I’m a passionate believer that the key to Ceridian’s success is its people; investing in our people is therefore at the very top of our agenda. Since I started my role in January, we’ve made a lot of progress with new L&D initiatives.
One that I’m particularly excited about, and want to share with you, is the launch of our new mentoring partnership programme.
Mentoring vs Coaching
There are many opinions about what mentoring is and where mentoring and coaching overlap.
- usually a more experienced individual paired with a less experienced individual, usually in the same field of work
- often provide guidance and advice and help to open organisational doors
- provide a neutral sounding board to ensure confidentiality
- help mentees to develop their careers and expertise by drawing on their own experience.
- need not have first-hand experience in the coachee’s line of work
- will ask powerful questions and not offer or give advice
- are intending to help you to learn rather than teaching you, developing insight to enhance effectiveness.
At Ceridian we made a decision that we wanted a model that suited our business and our values. As such, we looked at mentoring models and some theories on coaching; from this we created a blended model to compliment the Ceridian Character.

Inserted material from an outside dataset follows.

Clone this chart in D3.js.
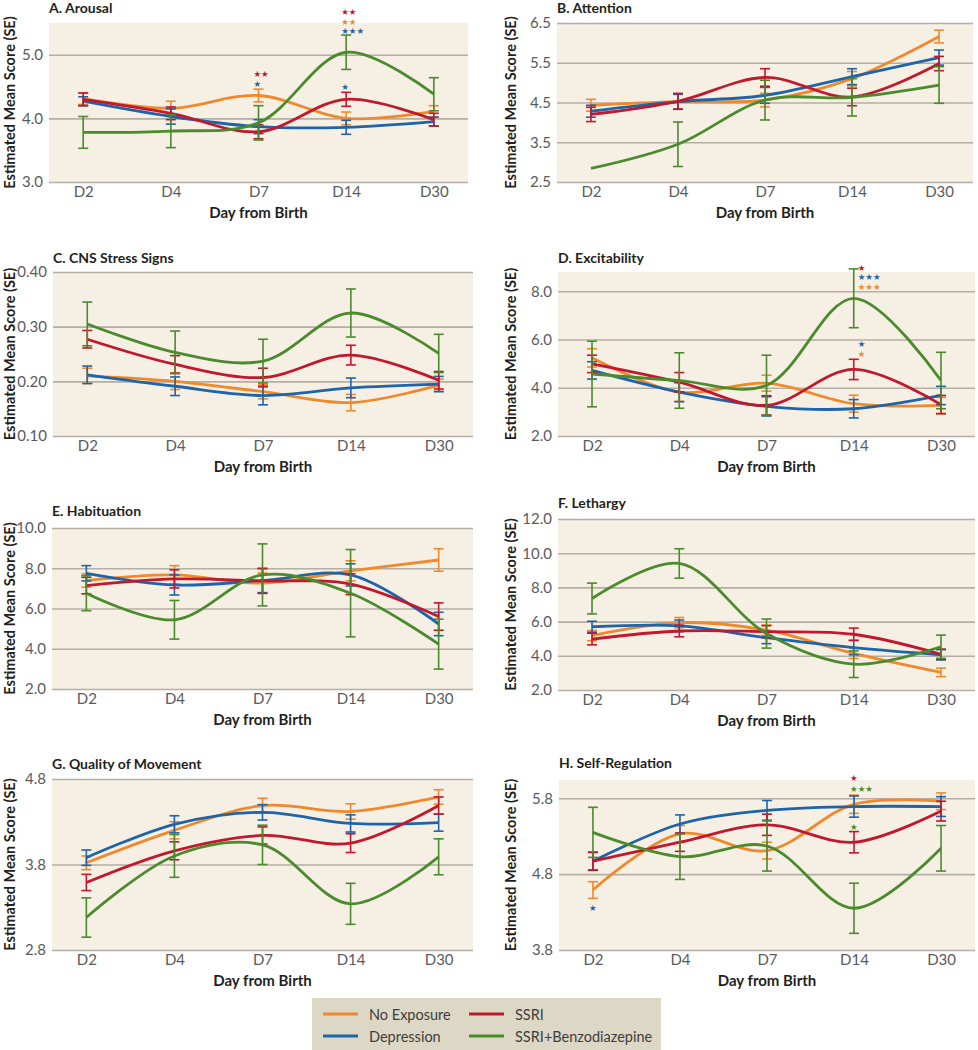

Benefits of a mentoring programme
There are real demonstrable business benefits from investing in and training your colleagues. This is the ethos that I and others at Ceridian work to.

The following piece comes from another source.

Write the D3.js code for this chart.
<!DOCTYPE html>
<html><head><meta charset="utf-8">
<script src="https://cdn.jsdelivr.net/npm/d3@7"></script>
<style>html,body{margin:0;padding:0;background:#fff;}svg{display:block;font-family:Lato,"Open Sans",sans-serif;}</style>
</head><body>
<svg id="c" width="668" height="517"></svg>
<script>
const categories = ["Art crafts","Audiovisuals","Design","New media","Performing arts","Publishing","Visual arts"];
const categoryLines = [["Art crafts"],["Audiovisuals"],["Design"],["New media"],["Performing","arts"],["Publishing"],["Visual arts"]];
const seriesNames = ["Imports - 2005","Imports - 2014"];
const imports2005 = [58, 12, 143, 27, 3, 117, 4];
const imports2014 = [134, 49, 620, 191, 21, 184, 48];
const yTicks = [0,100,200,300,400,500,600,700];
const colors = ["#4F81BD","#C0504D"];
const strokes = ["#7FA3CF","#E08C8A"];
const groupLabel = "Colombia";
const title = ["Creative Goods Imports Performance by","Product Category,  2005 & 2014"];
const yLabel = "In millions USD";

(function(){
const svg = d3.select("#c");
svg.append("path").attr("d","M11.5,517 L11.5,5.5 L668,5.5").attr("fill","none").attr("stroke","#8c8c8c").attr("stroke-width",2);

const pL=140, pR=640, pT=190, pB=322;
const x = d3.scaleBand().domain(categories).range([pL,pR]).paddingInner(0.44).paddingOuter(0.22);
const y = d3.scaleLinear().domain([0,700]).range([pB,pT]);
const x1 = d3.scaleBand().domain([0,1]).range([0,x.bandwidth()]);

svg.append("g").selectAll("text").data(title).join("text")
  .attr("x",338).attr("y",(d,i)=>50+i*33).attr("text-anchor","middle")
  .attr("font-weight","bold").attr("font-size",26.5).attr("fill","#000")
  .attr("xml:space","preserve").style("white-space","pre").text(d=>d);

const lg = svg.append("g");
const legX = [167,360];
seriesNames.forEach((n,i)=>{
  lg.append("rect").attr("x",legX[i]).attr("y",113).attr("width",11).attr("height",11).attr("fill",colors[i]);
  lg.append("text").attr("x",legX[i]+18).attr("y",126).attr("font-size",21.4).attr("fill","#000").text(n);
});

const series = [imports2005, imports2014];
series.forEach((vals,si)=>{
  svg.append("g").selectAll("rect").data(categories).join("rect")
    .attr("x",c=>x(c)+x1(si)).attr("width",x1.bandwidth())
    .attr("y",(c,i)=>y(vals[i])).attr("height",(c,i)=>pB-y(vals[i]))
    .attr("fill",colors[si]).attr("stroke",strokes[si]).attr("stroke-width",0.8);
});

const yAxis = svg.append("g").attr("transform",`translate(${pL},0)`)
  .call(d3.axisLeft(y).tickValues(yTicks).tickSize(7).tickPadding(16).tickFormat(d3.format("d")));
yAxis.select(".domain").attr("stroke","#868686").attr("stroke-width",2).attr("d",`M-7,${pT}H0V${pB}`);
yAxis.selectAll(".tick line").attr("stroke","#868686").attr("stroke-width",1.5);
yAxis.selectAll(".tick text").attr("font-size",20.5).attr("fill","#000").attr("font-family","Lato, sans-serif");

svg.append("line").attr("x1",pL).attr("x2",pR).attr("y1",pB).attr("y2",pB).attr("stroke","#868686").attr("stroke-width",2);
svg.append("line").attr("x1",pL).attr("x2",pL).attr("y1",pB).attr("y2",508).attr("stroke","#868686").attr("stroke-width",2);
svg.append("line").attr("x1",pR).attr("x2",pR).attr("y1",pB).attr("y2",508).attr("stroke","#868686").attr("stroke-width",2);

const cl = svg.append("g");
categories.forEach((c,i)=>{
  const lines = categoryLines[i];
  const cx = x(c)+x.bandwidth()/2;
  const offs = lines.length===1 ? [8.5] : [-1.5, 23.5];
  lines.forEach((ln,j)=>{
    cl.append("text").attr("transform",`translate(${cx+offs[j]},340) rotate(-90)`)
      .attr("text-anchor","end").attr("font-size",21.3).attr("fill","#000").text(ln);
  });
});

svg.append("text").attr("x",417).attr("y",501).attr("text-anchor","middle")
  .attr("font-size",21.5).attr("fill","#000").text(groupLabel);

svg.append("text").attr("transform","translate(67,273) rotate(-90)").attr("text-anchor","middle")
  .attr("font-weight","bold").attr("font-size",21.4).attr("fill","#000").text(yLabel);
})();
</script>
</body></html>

Improving engagement with your high potential colleagues will help with colleague retention and can also become a recruitment tool; working for a company who invest in their people in this way will be very desirable for candidates.
Tips for launching a mentoring programme
How we approached the launch
- Create a group that are passionate about the programme
- As a business we initially created a small team to make a framework within which the mentoring partnership would run. This team identified ten highly experienced individuals within the business who are excited about sharing their knowledge and experience with other colleagues.

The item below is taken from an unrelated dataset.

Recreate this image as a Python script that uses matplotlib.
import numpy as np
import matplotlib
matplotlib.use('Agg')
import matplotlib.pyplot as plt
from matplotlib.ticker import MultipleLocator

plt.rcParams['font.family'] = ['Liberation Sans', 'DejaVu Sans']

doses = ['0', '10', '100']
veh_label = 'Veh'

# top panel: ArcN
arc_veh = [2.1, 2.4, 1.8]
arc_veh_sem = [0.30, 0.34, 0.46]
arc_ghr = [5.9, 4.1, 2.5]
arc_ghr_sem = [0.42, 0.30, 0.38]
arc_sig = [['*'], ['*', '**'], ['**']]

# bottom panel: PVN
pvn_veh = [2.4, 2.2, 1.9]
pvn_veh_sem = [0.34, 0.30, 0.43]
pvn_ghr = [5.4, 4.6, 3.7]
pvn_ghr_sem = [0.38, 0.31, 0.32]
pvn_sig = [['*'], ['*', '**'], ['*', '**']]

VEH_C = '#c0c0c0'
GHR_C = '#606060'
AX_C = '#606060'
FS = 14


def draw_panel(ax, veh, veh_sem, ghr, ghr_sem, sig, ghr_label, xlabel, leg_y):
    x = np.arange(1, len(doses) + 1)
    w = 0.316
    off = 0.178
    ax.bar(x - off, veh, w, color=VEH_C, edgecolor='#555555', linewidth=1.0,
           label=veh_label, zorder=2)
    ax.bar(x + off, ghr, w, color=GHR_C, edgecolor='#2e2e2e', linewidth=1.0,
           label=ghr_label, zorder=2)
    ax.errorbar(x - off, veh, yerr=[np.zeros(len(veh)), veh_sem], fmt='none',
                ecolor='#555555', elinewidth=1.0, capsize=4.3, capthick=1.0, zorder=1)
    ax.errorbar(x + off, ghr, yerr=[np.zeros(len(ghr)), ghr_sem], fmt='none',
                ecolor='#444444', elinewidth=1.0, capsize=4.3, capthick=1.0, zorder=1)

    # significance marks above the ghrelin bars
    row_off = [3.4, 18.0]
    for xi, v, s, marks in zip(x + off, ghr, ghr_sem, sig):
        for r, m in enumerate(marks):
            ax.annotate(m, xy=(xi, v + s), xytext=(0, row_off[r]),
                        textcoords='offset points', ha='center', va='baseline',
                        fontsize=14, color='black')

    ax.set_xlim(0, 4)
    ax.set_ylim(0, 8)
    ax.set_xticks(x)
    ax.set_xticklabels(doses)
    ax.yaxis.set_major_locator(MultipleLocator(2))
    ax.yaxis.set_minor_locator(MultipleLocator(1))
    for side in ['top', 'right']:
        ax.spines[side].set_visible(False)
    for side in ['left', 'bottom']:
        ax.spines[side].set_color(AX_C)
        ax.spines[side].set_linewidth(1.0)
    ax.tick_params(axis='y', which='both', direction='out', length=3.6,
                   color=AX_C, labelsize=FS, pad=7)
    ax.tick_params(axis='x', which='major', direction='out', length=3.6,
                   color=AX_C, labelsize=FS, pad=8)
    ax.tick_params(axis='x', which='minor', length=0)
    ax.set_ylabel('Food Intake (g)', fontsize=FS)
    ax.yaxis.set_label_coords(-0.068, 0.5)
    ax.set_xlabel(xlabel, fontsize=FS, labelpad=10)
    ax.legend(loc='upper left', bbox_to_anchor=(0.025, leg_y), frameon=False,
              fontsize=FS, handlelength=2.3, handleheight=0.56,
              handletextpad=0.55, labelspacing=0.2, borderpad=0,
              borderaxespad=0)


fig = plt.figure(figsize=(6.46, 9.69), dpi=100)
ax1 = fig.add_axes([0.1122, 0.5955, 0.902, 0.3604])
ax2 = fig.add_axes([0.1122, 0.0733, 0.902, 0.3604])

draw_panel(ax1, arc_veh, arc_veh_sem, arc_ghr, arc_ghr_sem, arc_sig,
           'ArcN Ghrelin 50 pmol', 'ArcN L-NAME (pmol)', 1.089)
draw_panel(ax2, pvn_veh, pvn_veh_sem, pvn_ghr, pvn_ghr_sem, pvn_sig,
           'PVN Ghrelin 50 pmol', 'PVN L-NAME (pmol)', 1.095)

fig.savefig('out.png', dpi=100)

- Promoting the programme effectively
- When we thought about how we would describe the benefits of the programme, we agreed it was about ‘Growing Potential for Success’. We advertised the programme to all colleagues through our company intranet and internal communication, inviting applications initially for a pilot programme. As a team we believed that the programme needed to be different from normal day to day activities, so we worked on making the events interesting, exciting and innovative therefore making joining the programme aspirational.
- Getting the right match
- To ensure everyone understood their responsibilities, and what was required in terms of participation, we created descriptions and profiles for the mentors and mentees. In addition, we provided some tools and techniques to help both parties maximise the effectiveness of the 1-2-1 sessions. One crucial area is ensuring the mentors and mentees are well matched. To help with this process, we asked each participant to complete a personal profile detailing their business and personal interests and strengths to make sure we were getting the best matches.
Having an aspirational mentor partnership programme is one strand of investing in some of the people who will be the future of your organisation. For Ceridian it will allow us to develop the potential of a number of colleagues, enabling them to add value to the company, making both them and us more successful.
Personally I was very fortunate to have an excellent mentor who helped me to develop and progress my career, and have been privileged to repay this investment by mentoring many people over the last 15 years. I’m excited to watch our mentoring partnership programme grow and see individuals develop as a result at Ceridian.